> [Requirement]
Leave out the pictures; transcribe all else exactly.

> [Collected material]
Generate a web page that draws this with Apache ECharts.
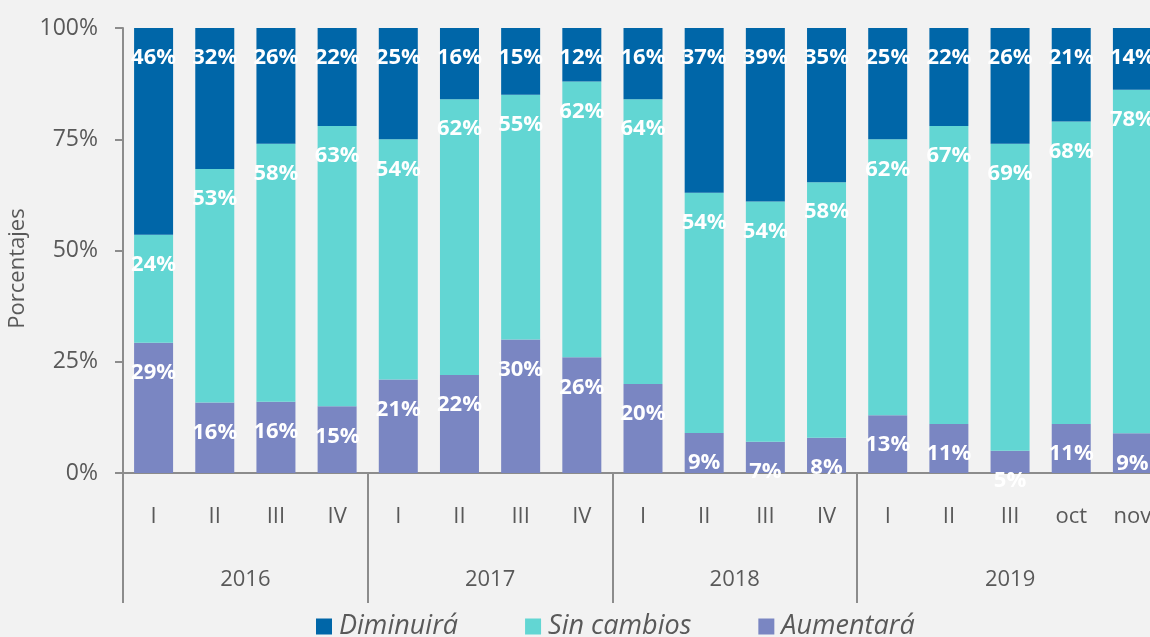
<!DOCTYPE html>
<html>
<head>
<meta charset="utf-8">
<script src="https://cdn.jsdelivr.net/npm/echarts@6/dist/echarts.min.js"></script>
<style>
html,body{margin:0;padding:0;background:#F2F2F2;}
#main{width:1150px;height:637px;}
</style>
</head>
<body>
<div id="main"></div>
<script>
// ---- Data ----
const categories = ['I','II','III','IV','I','II','III','IV','I','II','III','IV','I','II','III','oct','nov'];
const years = ['2016','2017','2018','2019'];
const yearSizes = [4,4,4,5];
const aumentara  = [29,16,16,15,21,22,30,26,20, 9, 7, 8,13,11, 5,11, 9];
const sinCambios = [24,53,58,63,54,62,55,62,64,54,54,58,62,67,69,68,78];
const diminuira  = [46,32,26,22,25,16,15,12,16,37,39,35,25,22,26,21,14];
const yTicks = [0,25,50,75,100];
const seriesNames = ['Diminuirá','Sin cambios','Aumentará'];

// ---- Derived ----
const totals = categories.map((_, i) => aumentara[i] + sinCambios[i] + diminuira[i]);
const norm = arr => arr.map((v, i) => v / totals[i] * 100);
const bounds = [0];
yearSizes.forEach(s => bounds.push(bounds[bounds.length - 1] + s));
const centers = yearSizes.map((s, i) => bounds[i] + s / 2);

const FONT = 'Open Sans';
const GRAY = '#595959';
const AXIS = '#8C8C8C';

const labelOpt = raw => ({
  show: true,
  position: 'insideTop',
  distance: 19,
  color: '#FFFFFF',
  fontFamily: FONT,
  fontWeight: 'bold',
  fontSize: 22,
  formatter: p => raw[p.dataIndex] + '%'
});

const chart = echarts.init(document.getElementById('main'));
chart.setOption({
  backgroundColor: '#F2F2F2',
  animation: false,
  grid: { left: 123, top: 28, bottom: 164, width: 1040, containLabel: false, outerBoundsMode: 'none' },
  legend: {
    data: seriesNames,
    left: 311, top: 608,
    icon: 'rect', itemWidth: 16, itemHeight: 16, itemGap: 67,
    textStyle: { fontFamily: FONT, fontSize: 27, fontStyle: 'italic', color: GRAY, padding: [0,0,0,2] }
  },
  xAxis: [
    {
      type: 'category', data: categories, position: 'bottom',
      axisLine: { show: true, lineStyle: { color: AXIS, width: 2 } },
      axisTick: { show: false },
      axisLabel: { interval: 0, margin: 33, fontFamily: FONT, fontSize: 22, color: GRAY }
    },
    {
      type: 'value', min: 0, max: categories.length, position: 'bottom',
      axisLine: { show: false },
      splitLine: { show: false },
      axisTick: { show: true, customValues: bounds, length: 130, inside: false, lineStyle: { color: AXIS, width: 2 } },
      axisLabel: {
        show: true, customValues: centers, margin: 96,
        fontFamily: FONT, fontSize: 22, color: GRAY,
        formatter: v => { const i = centers.indexOf(v); return i >= 0 ? years[i] : ''; }
      }
    }
  ],
  yAxis: {
    type: 'value', min: 0, max: 100, interval: 25,
    name: 'Porcentajes', nameLocation: 'middle', nameGap: 90, nameRotate: 90,
    nameTextStyle: { fontFamily: FONT, fontSize: 22, color: GRAY, padding: [0, 36, 0, 0] },
    axisLine: { show: true, lineStyle: { color: AXIS, width: 2 } },
    axisTick: { show: true, length: 8, inside: false, lineStyle: { color: AXIS, width: 2 } },
    splitLine: { show: false },
    axisLabel: { margin: 25, fontFamily: FONT, fontSize: 23, color: GRAY,
      customValues: yTicks, formatter: v => v + '%' }
  },
  series: [
    { name: 'Aumentará', type: 'bar', stack: 'total', barWidth: 39, data: norm(aumentara),
      itemStyle: { color: '#7A86C2' }, label: labelOpt(aumentara) },
    { name: 'Sin cambios', type: 'bar', stack: 'total', barWidth: 39, data: norm(sinCambios),
      itemStyle: { color: '#62D6D3' }, label: labelOpt(sinCambios) },
    { name: 'Diminuirá', type: 'bar', stack: 'total', barWidth: 39, data: norm(diminuira),
      itemStyle: { color: '#0066A8' }, label: labelOpt(diminuira) }
  ]
});
</script>
</body>
</html>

> [Result]
Generate a web page that draws this with Apache ECharts.
<!DOCTYPE html>
<html>
<head>
<meta charset="utf-8">
<script src="https://cdn.jsdelivr.net/npm/echarts@6/dist/echarts.min.js"></script>
<style>
html,body{margin:0;padding:0;background:#F2F2F2;}
#main{width:1150px;height:637px;}
</style>
</head>
<body>
<div id="main"></div>
<script>
// ---- Data ----
const categories = ['I','II','III','IV','I','II','III','IV','I','II','III','IV','I','II','III','oct','nov'];
const years = ['2016','2017','2018','2019'];
const yearSizes = [4,4,4,5];
const aumentara  = [29,16,16,15,21,22,30,26,20, 9, 7, 8,13,11, 5,11, 9];
const sinCambios = [24,53,58,63,54,62,55,62,64,54,54,58,62,67,69,68,78];
const diminuira  = [46,32,26,22,25,16,15,12,16,37,39,35,25,22,26,21,14];
const yTicks = [0,25,50,75,100];
const seriesNames = ['Diminuirá','Sin cambios','Aumentará'];

// ---- Derived ----
const totals = categories.map((_, i) => aumentara[i] + sinCambios[i] + diminuira[i]);
const norm = arr => arr.map((v, i) => v / totals[i] * 100);
const bounds = [0];
yearSizes.forEach(s => bounds.push(bounds[bounds.length - 1] + s));
const centers = yearSizes.map((s, i) => bounds[i] + s / 2);

const FONT = 'Open Sans';
const GRAY = '#595959';
const AXIS = '#8C8C8C';

const labelOpt = raw => ({
  show: true,
  position: 'insideTop',
  distance: 19,
  color: '#FFFFFF',
  fontFamily: FONT,
  fontWeight: 'bold',
  fontSize: 22,
  formatter: p => raw[p.dataIndex] + '%'
});

const chart = echarts.init(document.getElementById('main'));
chart.setOption({
  backgroundColor: '#F2F2F2',
  animation: false,
  grid: { left: 123, top: 28, bottom: 164, width: 1040, containLabel: false, outerBoundsMode: 'none' },
  legend: {
    data: seriesNames,
    left: 311, top: 608,
    icon: 'rect', itemWidth: 16, itemHeight: 16, itemGap: 67,
    textStyle: { fontFamily: FONT, fontSize: 27, fontStyle: 'italic', color: GRAY, padding: [0,0,0,2] }
  },
  xAxis: [
    {
      type: 'category', data: categories, position: 'bottom',
      axisLine: { show: true, lineStyle: { color: AXIS, width: 2 } },
      axisTick: { show: false },
      axisLabel: { interval: 0, margin: 33, fontFamily: FONT, fontSize: 22, color: GRAY }
    },
    {
      type: 'value', min: 0, max: categories.length, position: 'bottom',
      axisLine: { show: false },
      splitLine: { show: false },
      axisTick: { show: true, customValues: bounds, length: 130, inside: false, lineStyle: { color: AXIS, width: 2 } },
      axisLabel: {
        show: true, customValues: centers, margin: 96,
        fontFamily: FONT, fontSize: 22, color: GRAY,
        formatter: v => { const i = centers.indexOf(v); return i >= 0 ? years[i] : ''; }
      }
    }
  ],
  yAxis: {
    type: 'value', min: 0, max: 100, interval: 25,
    name: 'Porcentajes', nameLocation: 'middle', nameGap: 90, nameRotate: 90,
    nameTextStyle: { fontFamily: FONT, fontSize: 22, color: GRAY, padding: [0, 36, 0, 0] },
    axisLine: { show: true, lineStyle: { color: AXIS, width: 2 } },
    axisTick: { show: true, length: 8, inside: false, lineStyle: { color: AXIS, width: 2 } },
    splitLine: { show: false },
    axisLabel: { margin: 25, fontFamily: FONT, fontSize: 23, color: GRAY,
      customValues: yTicks, formatter: v => v + '%' }
  },
  series: [
    { name: 'Aumentará', type: 'bar', stack: 'total', barWidth: 39, data: norm(aumentara),
      itemStyle: { color: '#7A86C2' }, label: labelOpt(aumentara) },
    { name: 'Sin cambios', type: 'bar', stack: 'total', barWidth: 39, data: norm(sinCambios),
      itemStyle: { color: '#62D6D3' }, label: labelOpt(sinCambios) },
    { name: 'Diminuirá', type: 'bar', stack: 'total', barWidth: 39, data: norm(diminuira),
      itemStyle: { color: '#0066A8' }, label: labelOpt(diminuira) }
  ]
});
</script>
</body>
</html>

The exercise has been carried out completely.